The Anand Marriage Ceremony
The third Guru, Amar Das, proclaimed: "They are not said to be husband and wife, who merely sit together. Rather, they alone are called husband and wife who have one soul in two bodies" (AG, p. 788). This proclamation has become the basis of the Sikh engagement and marriage process, which traditionally emphasizes a spiritual commitment between two partners over any material or physical advantages of the union. At every step, tradition surrounding Sikh marriages seeks to insure the spiritual compatibility of the couple to be married.
To this end, Sikh marriages are arranged by the family of the prospective couples. Although the involvement of the couple themselves has increased over time, the involvement and input of the family has remained vital. This emphasis on family, reflected in every aspect of Sikh life, from the communal eating halls of the gurdwaras to the common practice of identifying oneself through one's parentage, is among the most important precepts of Sikhism. At every stage in the Sikh process of engagement and marriage, the opinion of each partner's family is respected, considered, and valued.
A Sikh wedding, according to the Anand (Bliss) rite, takes place in the presence of the Guru Granth Sahib, and the performance of the actual marriage requires the couple to circumambulate the sacred scripture four times to take four vows. Before the bridegroom and the bride make each round, they listen to a verse of the wedding hymn (AG, pp. 773–74) by the fourth Guru, Ram Das (1534–1581), being read by a scriptural reader. Then they bow before the Guru Granth Sahib and get up to make the round while professional musicians sing the same verse in the congregation. During the process of their clockwise movement around the scripture four times, they take the following four vows: (1) To lead an action-oriented life based on righteousness and to never shun obligations of family and society; (2) to maintain a bond of reverence and dignity between them; (3) to keep enthusiasm for life alive in the face of adverse circumstances and remain detached from worldly attachments; and (4) to cultivate a "balanced approach" in life, avoiding all extremes. The pattern of circumambulation in the Anand marriage ceremony is in fact the re-actualization of the primordial movement of life in which there is no beginning and no end. The continuous remembrance of the four marital vows makes the life of the couple blissful.

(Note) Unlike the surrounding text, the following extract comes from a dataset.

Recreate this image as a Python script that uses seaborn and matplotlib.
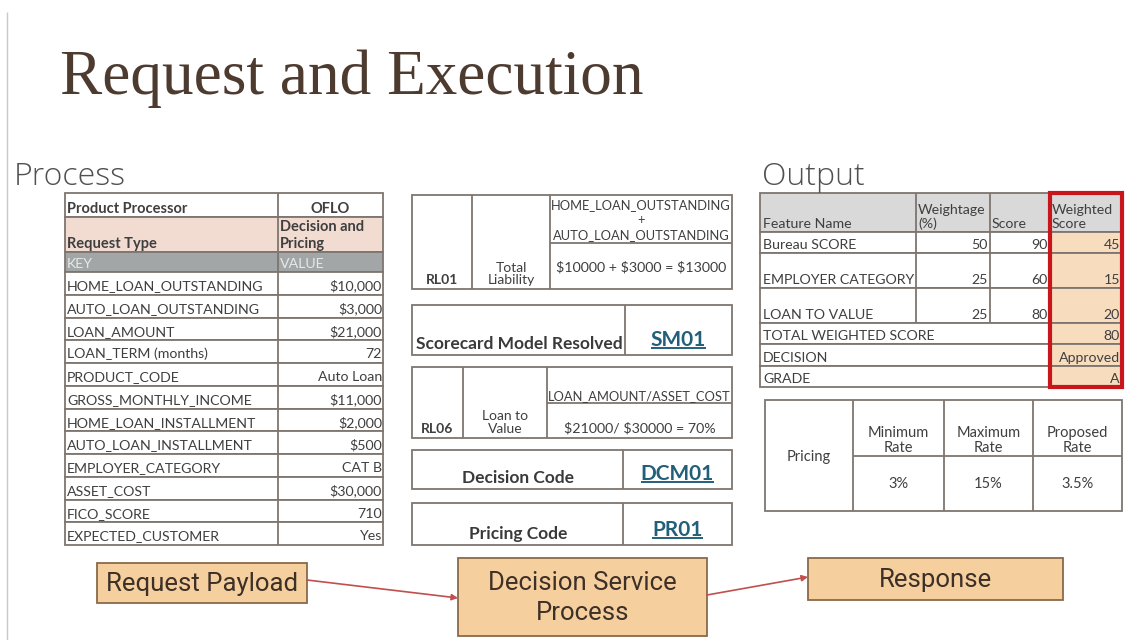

The standard manual of Sikh Code of Conduct, Sikh Rahit Maryada, explicitly states: "No account should be taken of caste; a Sikh woman should be married only to a Sikh man; and Sikhs should not be married as children." This is an ideal arrangement. In actual practice, however, a large majority of Sikh marriages take careful account of the prospective partner's caste. In initial inquiries, the choosing of a partner requires that the marriage should be arranged with a member of the same zat, but that it must exclude got of the father, the mother, the father's mother, and the mother's mother. In addition, rural Sikhs maintain the custom of village exogamy, such that marriages should not be arranged between two families of the same village. It further ensures that a married daughter does not live in her father's village, strengthening the rule that inheritance in Punjabi village families is always through the male lineage. The custom of village exogamy still operates even when the families move to towns or overseas locations. Most rural Sikhs living in the diaspora know the identity of their "ancestral village," and hence they normally observe this custom (McLeod 1997).
The situation with urban Sikhs is entirely different. By tradition, the Khatris are large-scale traders, and they live in the big cities to conduct their business. The small-scale traders among the Sikhs are mostly Aroras. Both of these groups are not too rigid about caste requirements in choosing a marriage partner. The Khatri and Arora families frequently intermarry, and there is no custom of city exogamy among them. Marriages between cousins (i.e., marrying mother's sister's son or daughter, or marrying father's sister's son or daughter) are also possible. This is due to the influence of Muslim culture on these groups, who moved to India from Pakistan at the time of partition in 1947. Further, marriages between Hindus and Sikhs are common in the case of Khatri and Arora families.